Mathematics essential for machine learning includes linear algebra, statistics, and calculus, each serving distinct purposes: linear algebra handles data representation and computation, statistics underpins the algorithms and evaluation, and calculus enables the optimization process. It is recommended to learn the necessary math alongside or after starting with practical machine learning tasks, using targeted resources as needed. In machine learning, linear algebra enables efficient manipulation of data structures like matrices and tensors, statistics informs model formulation and error evaluation, and calculus is applied in training models through processes such as gradient descent for optimization.

Links

• Notes and resources at ocdevel.com/mlg/8
• Try a walking desk - stay healthy & sharp while you learn & code

Come back here after you've finished Ng's course; or learn these resources in tandem with ML (say 1 day a week).

Recommended Approach to Learning Math

• Direct study of mathematics before beginning machine learning is not necessary; essential math concepts are introduced within most introductory courses.
• A top-down approach, where one starts building machine learning models and learns the underlying math as needed, is effective for retaining and appreciating mathematical concepts.
• Allocating a portion of learning time (such as one day per week or 20% of study time) to mathematics while pursuing machine learning is suggested for balanced progress.

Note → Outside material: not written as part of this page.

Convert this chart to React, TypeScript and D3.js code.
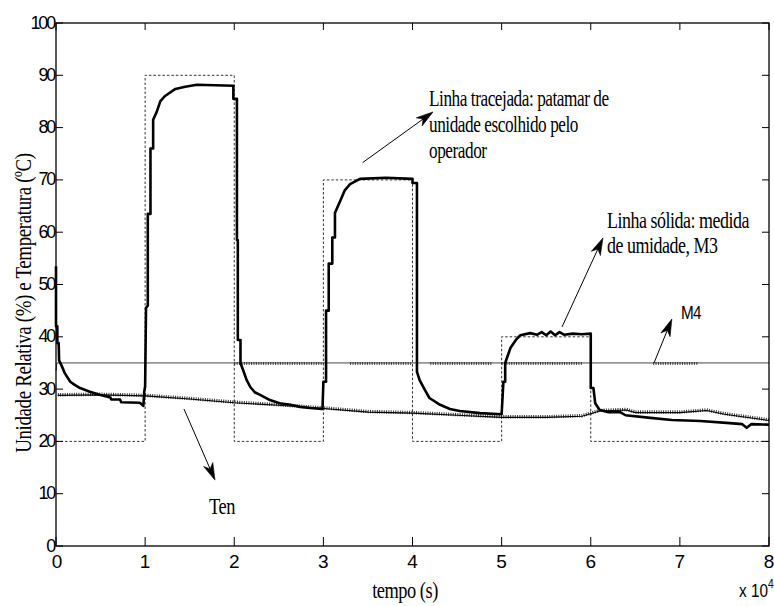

Linear Algebra in Machine Learning

• Linear algebra is fundamental for representing and manipulating data as matrices (spreadsheets of features and examples) and vectors (parameter lists like theta).
• Every operation involving input features and learned parameters during model prediction and transformation leverages linear algebra, particularly matrix and vector multiplication.
• The concept of tensors generalizes vectors (1D), matrices (2D), and higher-dimensional arrays; tensor operations are central to frameworks like TensorFlow.
• Linear algebra enables operations that would otherwise require inefficient nested loops to be conducted quickly and efficiently via specialized computation (e.g., SIMD processing on CPUs/GPUs).

Statistics in Machine Learning

• Machine learning algorithms and error measurement techniques are derived from statistics, making it the most complex math branch applied.
• Hypothesis and loss functions, such as linear regression, logistic regression, and log-likelihood, originate from statistical formulas.
• Statistics provides both the probability framework (modelling distributions of data, e.g., housing prices in a city) and inference mechanisms (predicting values for new data).
• Statistics forms the set of "recipes" for model design and evaluation, dictating how data is analyzed and predictions are made.

Calculus and Optimization in Machine Learning

• Calculus is used in the training or "learning" step through differentiation of loss functions, enabling parameter updates via techniques such as gradient descent.
• The optimization process involves moving through the error space (visualized as valleys and peaks) to minimize prediction error, guided by derivative calculations indicating direction and magnitude of parameter updates.
• The particular application of calculus in machine learning is called optimization, more specifically convex optimization, which focuses on finding minima in "cup-shaped" error graphs.
• Calculus is generally conceptually accessible in this context, often relying on practical rules like the power rule or chain rule for finding derivatives of functions used in model training.

The Role of Mathematical Foundations Post-Practice

• Greater depth in mathematics, including advanced topics and the theoretical underpinnings of statistical models and linear algebra, can be pursued after practical familiarity with machine learning tasks.
• Revisiting math after hands-on machine learning experience leads to better contextual understanding and practical retention.

Resources for Learning Mathematics

• MOOCs, such as Khan Academy, provide video lessons and exercises in calculus, statistics, and linear algebra suitable for foundational knowledge.
• Textbooks recommended in academic and online communities cover each subject and are supplemented by concise primer PDFs focused on essentials relevant to machine learning.
• Supplementary resources like The Great Courses offer audio-friendly lectures for deeper or alternative exposure to mathematical concepts, although they may require adaptation for audio-only consumption.
• Audio courses are best used as supplementary material, with primary learning derived from video, textbooks, or interactive platforms.

Summary of Math Branches in Machine Learning Context

• Linear algebra: manipulates matrices and tensors, enabling data structure operations and parameter computation throughout the model workflow.
• Statistics: develops probability models and inference mechanisms, providing the basis for prediction functions and error assessments.
• Calculus: applies differentiation for optimization of model parameters, facilitating the learning or training phase of machine learning via gradient descent.
• Optimization: a direct application of calculus focused on minimizing error functions, generally incorporated alongside calculus learning.